One thing that must be emphasized is that you must be consistent for Audiblox to do the job. Both my husband and I work fulltime. Our children attend an aftercare center so therefore they are pretty tired when they get home.
We have started a routine and it works for us. The children both have a bath before starting Audiblox. We take the children one at a time for half an hour each day. They do their homework, have supper and go to bed at eight. We still have time to discuss the daily events. Don't let the time factor put you off. I do not have household help and still find time to do the normal chores around the house, and no, I don't go to bed at some unearthly hour. We are usually in bed around 10 o'clock. So you see, if we can do it, so can you. If you care about your children, you will.
Dr. Jan Strydom is the lifeboat we all have been waiting for. Audiblox holds wonderful prospects for children with learning problems. The most important rule to remember is that it all depends on you, the parents.

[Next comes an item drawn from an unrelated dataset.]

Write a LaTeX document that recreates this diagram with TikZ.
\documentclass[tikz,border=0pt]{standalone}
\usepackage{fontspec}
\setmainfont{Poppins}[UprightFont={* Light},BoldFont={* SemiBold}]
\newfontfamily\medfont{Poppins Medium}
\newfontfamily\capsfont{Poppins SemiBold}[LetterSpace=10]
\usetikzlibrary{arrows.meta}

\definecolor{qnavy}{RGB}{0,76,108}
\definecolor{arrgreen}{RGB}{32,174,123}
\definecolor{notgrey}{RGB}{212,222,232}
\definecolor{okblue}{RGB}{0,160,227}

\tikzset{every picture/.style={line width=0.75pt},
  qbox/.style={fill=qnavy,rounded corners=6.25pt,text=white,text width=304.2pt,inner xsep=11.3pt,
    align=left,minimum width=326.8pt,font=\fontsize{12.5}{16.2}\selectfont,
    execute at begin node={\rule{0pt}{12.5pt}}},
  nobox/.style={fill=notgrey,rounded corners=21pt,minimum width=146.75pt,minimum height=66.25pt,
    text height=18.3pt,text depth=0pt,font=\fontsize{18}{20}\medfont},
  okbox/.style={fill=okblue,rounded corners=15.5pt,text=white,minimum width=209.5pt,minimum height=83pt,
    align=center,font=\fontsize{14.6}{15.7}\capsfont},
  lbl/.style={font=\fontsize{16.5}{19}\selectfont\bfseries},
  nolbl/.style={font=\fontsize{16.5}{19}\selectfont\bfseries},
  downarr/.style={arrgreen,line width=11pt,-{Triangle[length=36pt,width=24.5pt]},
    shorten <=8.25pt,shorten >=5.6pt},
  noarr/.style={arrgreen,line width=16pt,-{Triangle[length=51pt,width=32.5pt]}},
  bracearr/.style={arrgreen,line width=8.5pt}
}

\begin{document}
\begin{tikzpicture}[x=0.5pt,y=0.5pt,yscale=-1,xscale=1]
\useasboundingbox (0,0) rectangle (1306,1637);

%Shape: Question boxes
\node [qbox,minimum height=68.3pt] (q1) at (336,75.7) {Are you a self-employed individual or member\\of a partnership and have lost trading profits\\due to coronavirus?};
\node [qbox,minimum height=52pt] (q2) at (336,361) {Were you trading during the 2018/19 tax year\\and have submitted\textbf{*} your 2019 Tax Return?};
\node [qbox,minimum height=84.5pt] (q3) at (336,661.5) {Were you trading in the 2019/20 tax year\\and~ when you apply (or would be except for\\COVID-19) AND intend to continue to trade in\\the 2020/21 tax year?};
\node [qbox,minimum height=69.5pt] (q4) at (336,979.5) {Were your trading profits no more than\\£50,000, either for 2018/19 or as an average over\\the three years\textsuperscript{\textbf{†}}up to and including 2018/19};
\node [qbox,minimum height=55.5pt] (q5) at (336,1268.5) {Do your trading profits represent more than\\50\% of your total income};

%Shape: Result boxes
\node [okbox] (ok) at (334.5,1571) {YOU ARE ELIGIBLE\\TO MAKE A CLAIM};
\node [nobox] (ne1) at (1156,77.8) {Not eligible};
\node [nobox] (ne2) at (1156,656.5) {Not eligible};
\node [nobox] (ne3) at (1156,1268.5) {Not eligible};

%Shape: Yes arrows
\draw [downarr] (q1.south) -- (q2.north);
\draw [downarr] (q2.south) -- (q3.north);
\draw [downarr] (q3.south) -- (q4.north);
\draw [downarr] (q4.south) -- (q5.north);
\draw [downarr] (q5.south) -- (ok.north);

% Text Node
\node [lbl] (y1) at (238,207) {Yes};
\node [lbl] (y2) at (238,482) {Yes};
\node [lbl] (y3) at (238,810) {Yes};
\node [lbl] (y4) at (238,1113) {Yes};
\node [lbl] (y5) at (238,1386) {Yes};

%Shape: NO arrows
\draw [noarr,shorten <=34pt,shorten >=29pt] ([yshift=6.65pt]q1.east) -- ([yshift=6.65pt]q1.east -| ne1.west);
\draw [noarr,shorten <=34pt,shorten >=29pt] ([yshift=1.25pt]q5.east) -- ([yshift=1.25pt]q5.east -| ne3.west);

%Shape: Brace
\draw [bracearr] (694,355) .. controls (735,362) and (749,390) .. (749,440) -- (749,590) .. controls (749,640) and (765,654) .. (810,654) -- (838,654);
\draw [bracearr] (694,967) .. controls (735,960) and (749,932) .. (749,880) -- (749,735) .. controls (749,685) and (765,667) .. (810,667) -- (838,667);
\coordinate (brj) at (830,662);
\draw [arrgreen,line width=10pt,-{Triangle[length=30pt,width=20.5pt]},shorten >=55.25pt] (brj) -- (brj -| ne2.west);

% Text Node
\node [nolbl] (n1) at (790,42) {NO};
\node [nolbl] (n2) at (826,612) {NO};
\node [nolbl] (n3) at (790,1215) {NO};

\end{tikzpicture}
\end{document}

It's like going to the doctor if you have a cold. He will give you the correct medication to take but if you don't take it, you cannot blame the doctor if you do not get better. The same with Audiblox. You can buy the package but if you don't sit down every night and do the necessary tasks, the whole point of the workshop is wasted. Then maybe you should have rather spent the money drinking the night away.
We started Audiblox on Monday, August 12th, with both our children. By October 7th we had been informed Bronwen had passed. That in a nutshell, says it all. It had taken just 40 days for Bronwen to be on Audiblox. No mention of special-education class. Just a straight pass into a normal third-grade class. Charnell also benefited from the course. In the June exam she got an E for English. In her finals she got a B.
I'd like to take this opportunity to say THANK YOU to you, Dr. Strydom, for sharing your knowledge with us, the parents. Of all the angels, you are the ombudsman. You've made teachers and everybody else involved with education sit up and listen to you. There is no point in remedial teaching. You have to go back and find out just where our children have missed out. Audiblox does this for our children. You have made parents aware that the problem really lies within them but now they have a chance to correct their mistakes. Audiblox holds wonderful prospects for children. You see, God really does answer prayers.
Except for the members of the Horne family, all names have been changed in the above story.